Addressing Asynchronicity in Clinical Multimodal Fusion via Individualized Chest X-ray Generation
- URL: http://arxiv.org/abs/2410.17918v1
- Date: Wed, 23 Oct 2024 14:34:39 GMT
- Title: Addressing Asynchronicity in Clinical Multimodal Fusion via Individualized Chest X-ray Generation
- Authors: Wenfang Yao, Chen Liu, Kejing Yin, William K. Cheung, Jing Qin,
- Abstract summary: We propose DDL-CXR, a method that dynamically generates an up-to-date latent representation of the individualized chest X-ray images.
Our approach leverages latent diffusion models for patient-specific generation strategically conditioned on a previous CXR image and EHR time series.
Experiments using MIMIC datasets show that the proposed model could effectively address asynchronicity in multimodal fusion and consistently outperform existing methods.

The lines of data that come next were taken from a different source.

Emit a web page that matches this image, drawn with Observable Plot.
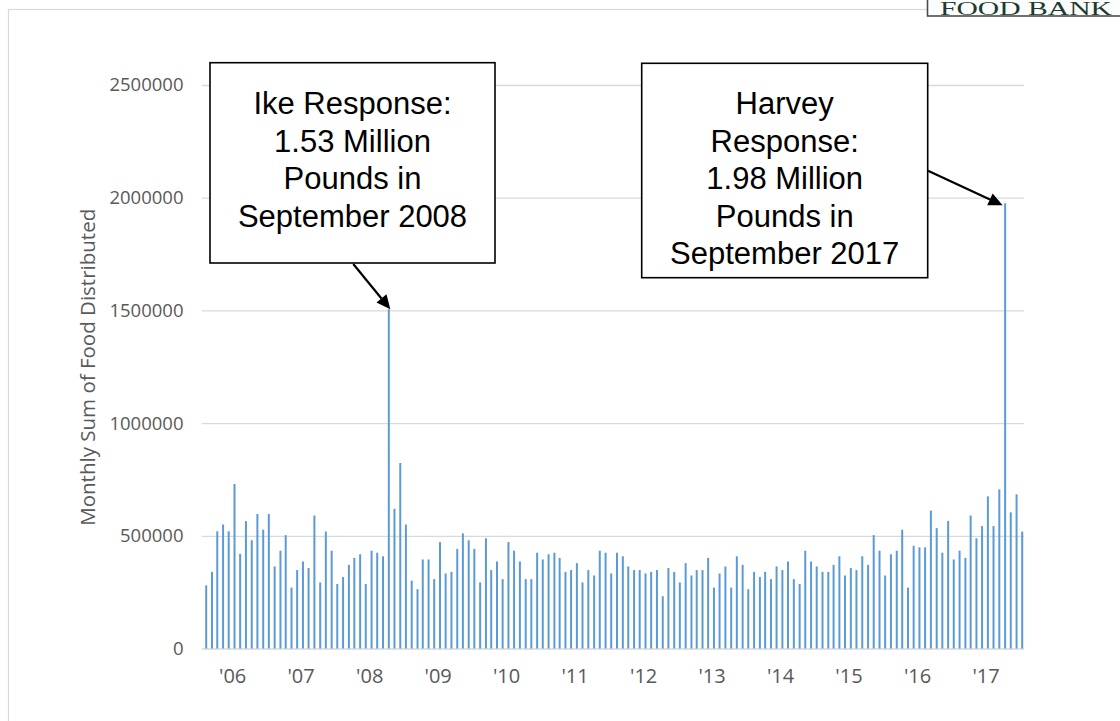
<!DOCTYPE html>
<html><head><meta charset="utf-8">
<script src="https://cdn.jsdelivr.net/npm/d3@7"></script>
<script src="https://cdn.jsdelivr.net/npm/@observablehq/plot@0.6"></script>
<style>html,body{margin:0;padding:0;background:#fff;} #chart{width:1120px;height:721px;overflow:hidden;}</style>
</head><body><div id="chart"></div>
<script>
// ---- data ----
const startMonth = "2006-01-01";
const pounds = [
  280000, 340000, 520000, 550000, 520000, 730000, 420000, 565000, 480000, 597000, 527000, 597000,
  364000, 434000, 503000, 270000, 348000, 386000, 357000, 590000, 293000, 519000, 434000, 286000,
  317000, 371000, 402000, 418000, 286000, 434000, 425000, 409000, 1505000, 620000, 823000, 550000,
  301000, 263000, 395000, 395000, 308000, 472000, 333000, 340000, 442000, 511000, 480000, 442000,
  293000, 489000, 348000, 386000, 308000, 472000, 434000, 386000, 308000, 308000, 425000, 395000,
  418000, 425000, 402000, 340000, 348000, 379000, 293000, 348000, 324000, 434000, 425000, 333000,
  425000, 409000, 364000, 348000, 348000, 333000, 340000, 348000, 232000, 357000, 340000, 293000,
  379000, 324000, 348000, 348000, 402000, 270000, 333000, 364000, 270000, 409000, 371000, 263000,
  340000, 317000, 340000, 308000, 364000, 348000, 386000, 308000, 286000, 434000, 386000, 364000,
  340000, 340000, 371000, 409000, 324000, 357000, 348000, 409000, 371000, 503000, 434000, 324000,
  418000, 434000, 527000, 270000, 456000, 449000, 449000, 612000, 534000, 425000, 566000, 395000,
  434000, 402000, 590000, 489000, 543000, 675000, 543000, 706000, 1975000, 604000, 684000, 519000
];
const labelYears = [2006, 2007, 2008, 2009, 2010, 2011, 2012, 2013, 2014, 2015, 2016, 2017];
const yearLabels = ["'06", "'07", "'08", "'09", "'10", "'11", "'12", "'13", "'14", "'15", "'16", "'17"];
const yTicks = [0, 500000, 1000000, 1500000, 2000000, 2500000];
const yTitle = "Monthly Sum of Food Distributed";
const ikeNote = ["Ike Response:", "1.53 Million", "Pounds in", "September 2008"];
const harveyNote = ["Harvey", "Response:", "1.98 Million", "Pounds in", "September 2017"];
const ikeMonth = "2008-09-01";
const harveyMonth = "2017-09-01";
const logoText = "FOOD BANK";

// ---- build ----
const start = new Date(startMonth);
const months = pounds.map((_, i) => d3.utcMonth.offset(start, i));
const data = months.map((date, i) => ({date, value: pounds[i]}));
const labelData = labelYears.map((y, i) => ({date: new Date(Date.UTC(y, 4, 22)), label: yearLabels[i]}));

const plot = Plot.plot({
  width: 1120, height: 721,
  marginLeft: 202, marginRight: 96, marginTop: 85, marginBottom: 72.5,
  style: {background: "#fff", fontFamily: "'Open Sans', sans-serif", overflow: "visible"},
  x: {type: "utc", domain: [months[0], months[months.length - 1]], range: [205.7, 1021.7], axis: null},
  y: {domain: [0, 2500000], axis: null},
  marks: [
    Plot.gridY(yTicks, {stroke: "#D9D9D9", strokeOpacity: 1, strokeWidth: 1.3}),
    Plot.axisY(yTicks, {tickSize: 0, tickPadding: 19, tickFormat: d3.format("d"), fontSize: 18.5, color: "#595959", label: null}),
    Plot.ruleX(data, {x: "date", y: "value", stroke: "#5B9BD5", strokeWidth: 2}),
    Plot.text(labelData, {x: "date", text: "label", frameAnchor: "bottom", dy: 28, fontSize: 20, fill: "#595959", lineAnchor: "middle"}),
    Plot.text([yTitle], {text: d => d, frameAnchor: "left", dx: -114, rotate: -90, fontSize: 20.5, fill: "#595959", textAnchor: "middle", lineAnchor: "middle"})
  ]
});
document.getElementById("chart").appendChild(plot);

const svg = d3.select(plot);
const xs = plot.scale("x"), ys = plot.scale("y");

// outer frame
svg.append("rect").attr("x", 8.5).attr("y", 9.5).attr("width", 1300).attr("height", 900)
  .attr("fill", "none").attr("stroke", "#D9D9D9").attr("stroke-width", 1.2);

// logo (cut off at the top-right)
svg.append("rect").attr("x", 927.5).attr("y", -30).attr("width", 300).attr("height", 46)
  .attr("fill", "#fbfdfc").attr("stroke", "#4d4d4d").attr("stroke-width", 1.6);
svg.append("text").attr("x", 940).attr("y", 14.5).text(logoText)
  .attr("text-anchor", "start")
  .attr("font-family", "'Liberation Serif', serif").attr("font-size", 18)
  .attr("textLength", 172).attr("lengthAdjust", "spacingAndGlyphs")
  .attr("fill", "#1d3b2c");

function note(lines, bx, by, bw, bh) {
  svg.append("rect").attr("x", bx).attr("y", by).attr("width", bw).attr("height", bh)
    .attr("fill", "#fff").attr("stroke", "#000").attr("stroke-width", 1.6);
  const t = svg.append("text").attr("font-family", "'Liberation Sans', Arial, sans-serif")
    .attr("font-size", 31).attr("fill", "#000").attr("text-anchor", "middle");
  lines.forEach((l, i) => t.append("tspan").attr("x", bx + bw / 2).attr("y", 114.3 + 37.5 * i).text(l));
}
function arrow(x1, y1, x2, y2) {
  const a = Math.atan2(y2 - y1, x2 - x1), L = 14, w = 6.5;
  const bx = x2 - L * Math.cos(a), by = y2 - L * Math.sin(a);
  svg.append("line").attr("x1", x1).attr("y1", y1).attr("x2", bx).attr("y2", by)
    .attr("stroke", "#000").attr("stroke-width", 2.2);
  const px = -Math.sin(a) * w, py = Math.cos(a) * w;
  svg.append("polygon").attr("points", `${x2},${y2} ${bx + px},${by + py} ${bx - px},${by - py}`).attr("fill", "#000");
}

note(ikeNote, 210, 62.7, 285, 200.3);
note(harveyNote, 641.7, 63.3, 286, 214.4);

const ikeVal = pounds[months.findIndex(d => +d === +new Date(ikeMonth))];
const harVal = pounds[months.findIndex(d => +d === +new Date(harveyMonth))];
arrow(353.3, 264, xs.apply(new Date(ikeMonth)) + 2, ys.apply(ikeVal));
arrow(928, 170.7, xs.apply(new Date(harveyMonth)) - 2, ys.apply(harVal) + 2);
</script>
</body></html>
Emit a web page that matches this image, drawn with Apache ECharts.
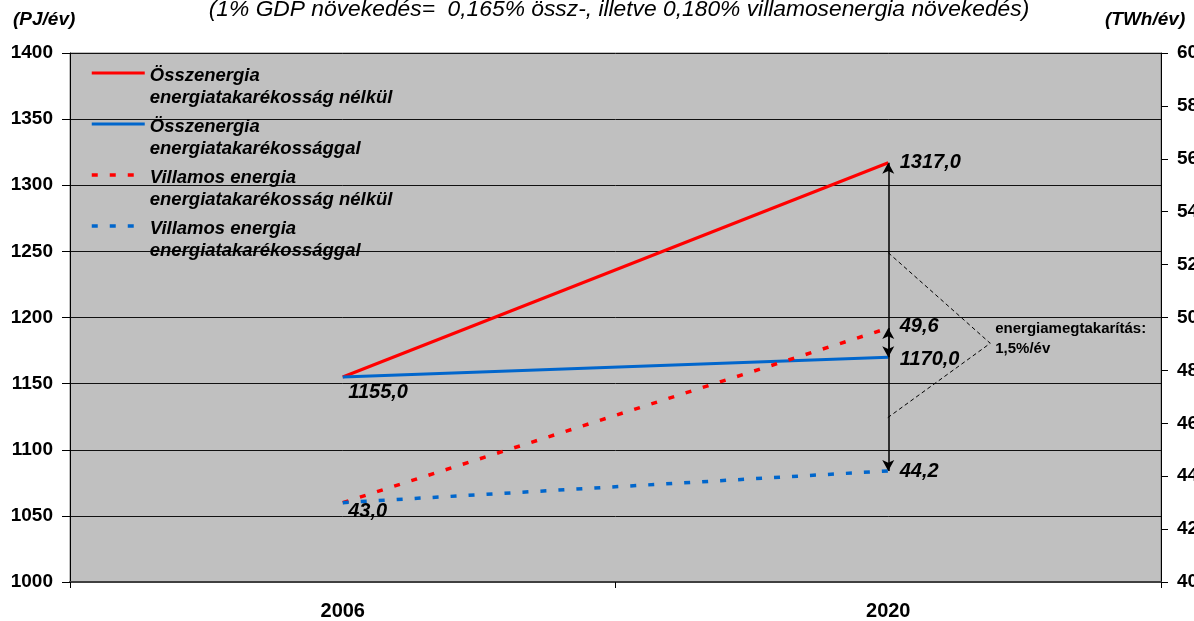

- Score: 14.658627367126009
- License:
- Abstract: Integrating multi-modal clinical data, such as electronic health records (EHR) and chest X-ray images (CXR), is particularly beneficial for clinical prediction tasks. However, in a temporal setting, multi-modal data are often inherently asynchronous. EHR can be continuously collected but CXR is generally taken with a much longer interval due to its high cost and radiation dose. When clinical prediction is needed, the last available CXR image might have been outdated, leading to suboptimal predictions. To address this challenge, we propose DDL-CXR, a method that dynamically generates an up-to-date latent representation of the individualized CXR images. Our approach leverages latent diffusion models for patient-specific generation strategically conditioned on a previous CXR image and EHR time series, providing information regarding anatomical structures and disease progressions, respectively. In this way, the interaction across modalities could be better captured by the latent CXR generation process, ultimately improving the prediction performance. Experiments using MIMIC datasets show that the proposed model could effectively address asynchronicity in multimodal fusion and consistently outperform existing methods.